I receive a tremendous amount of mail soliciting my advice on a variety of issues. A recent letter was from a Christian young man who has completed a Master’s program and is proceeding towards a Ph.D. He currently is teaching English literature in a high school. One of his requirements is to teach a specific book that has material dealing with drug use, sex, etc. Not all of the book is defective and he is allowed to be selective as to which sections to introduce. He asks whether he is required to reject the book altogether (which could produce serious consequences) or if he might simply assign segments that avoid the filth.
I told him of a Christian friend who teaches high school science. The textbooks are filled with evolutionary propaganda. He presents the authors’ viewpoints, and clearly labels them as “theory.” Then, pursuing legitimate methods of scientific investigation, he offers alternate evidence that contrasts scientific “fact” with evolutionary “theory.” He is extremely popular, having been voted top teacher in his entire high school. He never compromises, but is “wise as a serpent and harmless as a dove.”
There may be occasions where head-to-head resistance, with consequences to follow, are inevitable—but it doesn’t always have to be that way.
When reflecting upon this matter, I was reminded of a situation in my own life as a twenty-four-year-old student. When I enrolled in the old Stockton College some forty-six years ago, I took a course in evolutionary biology. My professor was a kindly gentleman who also was an ardent evolutionist. This really went “against my grain.” However, I tried to be the best student I could. I did my work, participated in class discussions, was respectful, and genuinely liked my teacher. He knew that, and he enjoyed having me as his student.
In taking tests, I would preface my answers with such phrases as, “According to the textbook . . .” Frequently I would respectfully footnote my answers with my own response. In class I would raise other points of view, but they were not presented in a rude or aggressive fashion; they did courteously challenge the material. My teacher always listened carefully, and at times would offer a response.
I recall he posed this question to the class one day—though clearly it was aimed at me. “Since the saline ratio in human blood is virtually the equivalent of that found in the sea, what conclusion might be drawn from this analogy?” When there was no immediate response from the class, he pointedly asked: “What would you say, Mr. Jackson?” I responded: “Mr. Hall, I am sure some would suggest this indicates that humans had their origin in the sea.” He smiled, pleased that I had concluded correctly the drift of his argument.
But I was not finished. “Another possibility might be that the same Chemist formulated both mixtures.” He smiled even broader, knowing he had been out-foxed by the “little” fox. Sometimes “little foxes” do “spoil the vineyards” (Song of Solomon 2:15)!
One day he announced: “Mr. Jackson you will teach our class on Friday.” I did; he gave me the entire period! During the semester, that offer was never made to another student. Did I mention that I received an A for the course? Don’t bother to ask about other grades!

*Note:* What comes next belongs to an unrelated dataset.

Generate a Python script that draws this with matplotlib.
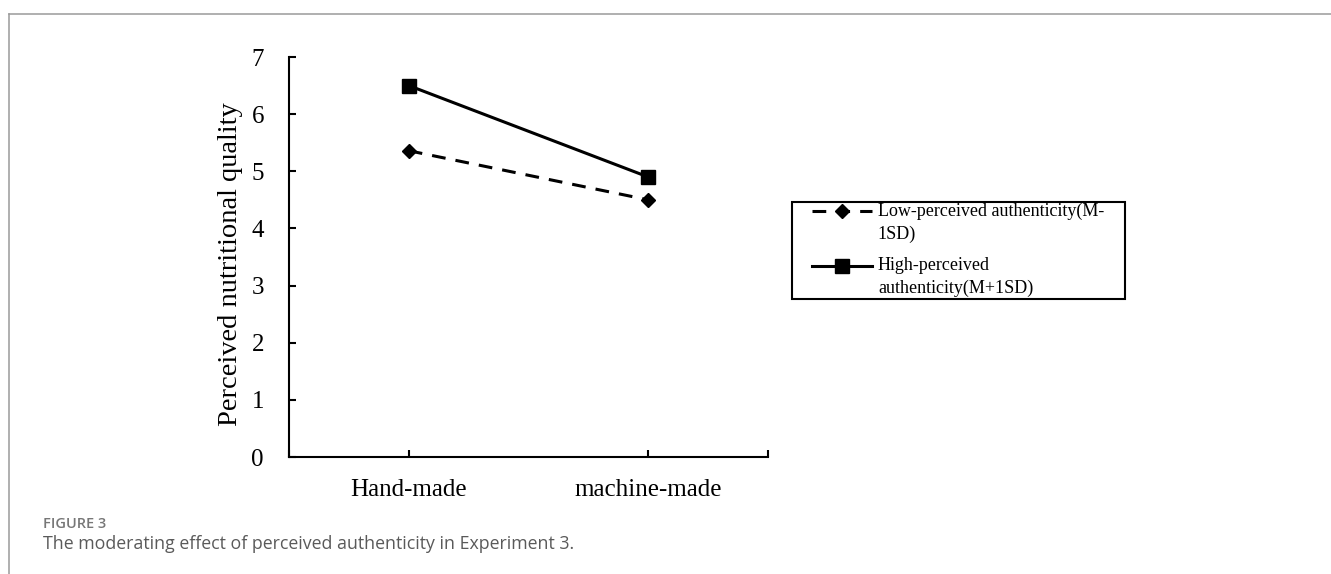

My point is this. There will be times when, in working within the secular educational system (as student or teacher), there will be confrontations the Christian may not be able to “step around,” and truth must be defended. When that time comes, let us do so with grace and wisdom.
Our job is to “sow the seed.” Who knows when it may fall upon the “good soil” and eventually produce fruit? We ought to thank God when he grants us opportunities to exert our influence in what could be dangerous territory.